A key difference with Wyse's solution is that it produces a client that has no flash memory, and doesn't require an X86 microprocessor. And later this summer, Wyse will announce a single-chip thin client solution along with an as yet unnamed chip maker.


With a single chip solution it can be embedded into a monitor, a keyboard, anything electronic with a network connection. Just add some DRAM and connect to a thin computing system and you have a centrally managed, high performance system that is secure from outside threats.


Mr Kish says that corporations are very interested in such solutions, especially in Japan where there are new laws that threaten company executives with jail time if sensitive customer data is exposed. "With our thin computing systems, there is no data on the local client, there is nothing to expose," he says.


With regulations such as Europe's data privacy laws, which control the use of customer data outside of Europe, a solution such as this means overseas operators can work with customer data because only the "picture" of the screen is transmitted.


The Wyse single chip solution is very inexpensive. It will use a low power consuming microprocessor design from the British company ARM, using six cores and optimized to render video, sound and graphics. Wyse has demonstrated a prototype version running 32 video streams simultaneously.


Corporations like the security of thin computing but they love the lower cost of managing thousands of PCs. With Wyse's software maintaining thousands of PC users is easily done from a single location, says Mr Kish.


Educational uses are also very attractive. Instead of having PCs in the classroom, and setting up each one for different applications, thin computing means lesson plans and applications can be loaded from one central location in minutes. And users cannot install or download potentially dangerous software.


In developing countries, thin computing solutions offer lower costs. And even in the home, thin computing is a better solution than having multiple PCs networked around the house.


Mr Kish says that Dell, HP, and others are moving towards thin computing solutions, realizing the growing demand. The potential losers in this shift of computing architectures are the white box manufacturers. These are small, local businesses that assemble PCs from off-the-shelf components.


Wyse, might seem like a hardware company, but under Mr Kish, it is rapidly moving towards being a software company. "We have technologies that we are developing that we will license to others," he says. That includes the single-chip solution which will be available to other manufacturers.
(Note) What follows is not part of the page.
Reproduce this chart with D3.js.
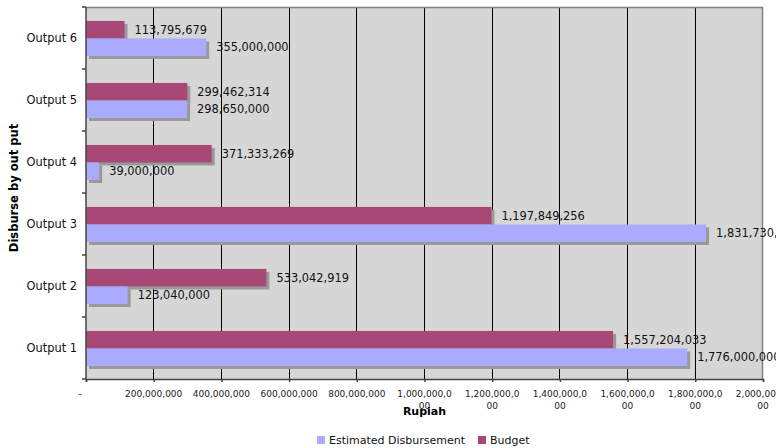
<!DOCTYPE html>
<html>
<head>
<meta charset="utf-8">
<script src="https://cdn.jsdelivr.net/npm/d3@7"></script>
<style>
  body { margin: 0; background: #fff; }
  svg { display: block; font-family: "DejaVu Sans", Verdana, sans-serif; }
</style>
</head>
<body>
<div id="chart-area"></div>
<script>
// data
var categories = ["Output 1", "Output 2", "Output 3", "Output 4", "Output 5", "Output 6"];
var estimated = [1776000000, 123040000, 1831730000, 39000000, 298650000, 355000000];
var budget = [1557204033, 533042919, 1197849256, 371333269, 299462314, 113795679];
var xTicks = [0, 200000000, 400000000, 600000000, 800000000, 1000000000,
  1200000000, 1400000000, 1600000000, 1800000000, 2000000000];
var seriesNames = ["Estimated Disbursement", "Budget"];

var width = 776;
var height = 448;
var margin = { top: 7, right: 13, bottom: 69, left: 86 };
var plotW = width - margin.left - margin.right;
var plotH = height - margin.top - margin.bottom;

var data = categories.map(function (c, i) {
  return { cat: c, Budget: budget[i], Estimated: estimated[i] };
});

var colors = { Estimated: "#aaaaff", Budget: "#a84876" };
var fmt = d3.format(",");

var svg = d3.select("#chart-area")
  .append("svg")
  .attr("width", width)
  .attr("height", height);

var g = svg.append("g")
  .attr("transform", "translate(" + margin.left + "," + margin.top + ")");

var x = d3.scaleLinear()
  .domain([0, 2000000000])
  .range([0, plotW]);

var y = d3.scaleBand()
  .domain(categories.slice().reverse())
  .range([0, plotH]);

var inner = d3.scaleBand()
  .domain(["Budget", "Estimated"])
  .range([y.bandwidth() * 0.225, y.bandwidth() * 0.79]);

// plot background
g.append("rect")
  .attr("width", plotW)
  .attr("height", plotH)
  .attr("fill", "#d6d6d6");

// grid lines
g.selectAll(".grid")
  .data(xTicks.slice(1, -1)).enter()
  .append("line")
  .attr("x1", d => x(d)).attr("x2", d => x(d))
  .attr("y1", 0).attr("y2", plotH)
  .attr("stroke", "#000")
  .attr("stroke-width", 1)
  .attr("shape-rendering", "crispEdges");

// border on top and right
g.append("path")
  .attr("d", "M0,0.5H" + (plotW - 0.5) + "V" + plotH)
  .attr("fill", "none")
  .attr("stroke", "#808080")
  .attr("stroke-width", 1.5);

var bars = [];
data.forEach(function (d) {
  ["Budget", "Estimated"].forEach(function (k) {
    bars.push({ cat: d.cat, key: k, value: d[k] });
  });
});

// shadows
g.selectAll(".shadow")
  .data(bars).enter()
  .append("rect")
  .attr("x", 3)
  .attr("y", d => y(d.cat) + inner(d.key) + 3)
  .attr("width", d => x(d.value))
  .attr("height", inner.bandwidth())
  .attr("fill", "#999");

g.selectAll(".bar")
  .data(bars).enter()
  .append("rect")
  .attr("x", 0)
  .attr("y", d => y(d.cat) + inner(d.key))
  .attr("width", d => x(d.value))
  .attr("height", inner.bandwidth())
  .attr("fill", d => colors[d.key]);

g.selectAll(".val")
  .data(bars).enter()
  .append("text")
  .attr("x", d => x(d.value) + 10)
  .attr("y", d => y(d.cat) + inner(d.key) + inner.bandwidth() / 2)
  .attr("dy", "0.36em")
  .attr("font-size", "11.4px")
  .attr("fill", "#111")
  .text(d => fmt(d.value));

// left axis
var leftAxis = d3.axisLeft(y).tickSize(0).tickPadding(9);
var ly = g.append("g").attr("class", "y axis").call(leftAxis);
ly.select(".domain").remove();
ly.selectAll("text").attr("font-size", "11.4px").attr("fill", "#111")
  .attr("font-family", "DejaVu Sans, Verdana, sans-serif");

g.append("line")
  .attr("x1", 0).attr("x2", 0).attr("y1", 0).attr("y2", plotH)
  .attr("stroke", "#444").attr("stroke-width", 1.5);
g.selectAll(".ytick")
  .data(d3.range(categories.length + 1)).enter()
  .append("line")
  .attr("x1", -4).attr("x2", 0)
  .attr("y1", d => d * y.step()).attr("y2", d => d * y.step())
  .attr("stroke", "#444").attr("stroke-width", 1.5);

// bottom axis
var bottomAxis = d3.axisBottom(x).tickValues(xTicks).tickSize(3).tickFormat("");
var bx = g.append("g")
  .attr("class", "x axis")
  .attr("transform", "translate(0," + plotH + ")")
  .call(bottomAxis);
bx.select(".domain").attr("stroke", "#444").attr("stroke-width", 1.5);
bx.selectAll(".tick line").attr("stroke", "#444").attr("stroke-width", 1.5);

var labels = g.selectAll(".xlab")
  .data(xTicks).enter()
  .append("text")
  .attr("x", d => d === 0 ? x(d) - 6 : x(d))
  .attr("y", plotH + 18)
  .attr("text-anchor", "middle")
  .attr("font-size", "9px")
  .attr("fill", "#222");
labels.each(function (d) {
  var s = d === 0 ? "-" : fmt(d);
  var lines = s.length > 11 ? [s.slice(0, 11), s.slice(11)] : [s];
  var t = d3.select(this);
  lines.forEach(function (l, i) {
    t.append("tspan")
      .attr("x", d === 0 ? x(d) - 6 : x(d))
      .attr("dy", i === 0 ? 0 : 12)
      .text(l);
  });
});

// axis titles
svg.append("text")
  .attr("x", margin.left + plotW / 2)
  .attr("y", 415)
  .attr("text-anchor", "middle")
  .attr("font-size", "11px")
  .attr("font-weight", "bold")
  .text("Rupiah");

svg.append("text")
  .attr("transform", "translate(18," + 188 + ") rotate(-90)")
  .attr("text-anchor", "middle")
  .attr("font-size", "11.5px")
  .attr("font-weight", "bold")
  .text("Disburse by out put");

// legend
var legend = svg.append("g").attr("transform", "translate(317,436)");
var lx = [0, 161];
seriesNames.forEach(function (name, i) {
  var key = i === 0 ? "Estimated" : "Budget";
  legend.append("rect")
    .attr("x", lx[i]).attr("y", 0)
    .attr("width", 8).attr("height", 8)
    .attr("fill", colors[key]);
  legend.append("text")
    .attr("x", lx[i] + 12).attr("y", 8)
    .attr("font-size", "11px")
    .attr("fill", "#111")
    .text(name);
});
</script>
</body>
</html>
Mr Kish is no stranger to the ideas of thin computing. He worked with Terry Garnett, of Garnett & Helfrich Capital at Oracle in the early 1990s on early thin client systems. In those days, the technologies weren't there to provide a full featured PC user experience. Thin client systems developed a reputation for poor performance


But much has changed over the past ten years, we now have inexpensive high speed networks and a host of software and hardware technologies that easily enable a high quality user experience, says Mr Kish.


Getting Wyse to this point was not easy for Garnett & Helfrich Capital, which has an 80 percent stake in the company. Wyse, founded in 1981, was publicly traded in Taiwan, which meant taking it private and then carving out the part of the company that concentrated on thin computing, then recruiting the new management teams, and setting up the technology licensing pacts with partners.


Mr Kish says the most immediate business opportunities are in Asia, followed by Europe and then North America. Tiis is mainly to do with the lack of large legacy infrastructures in Asia, and European demand for lower cost computing.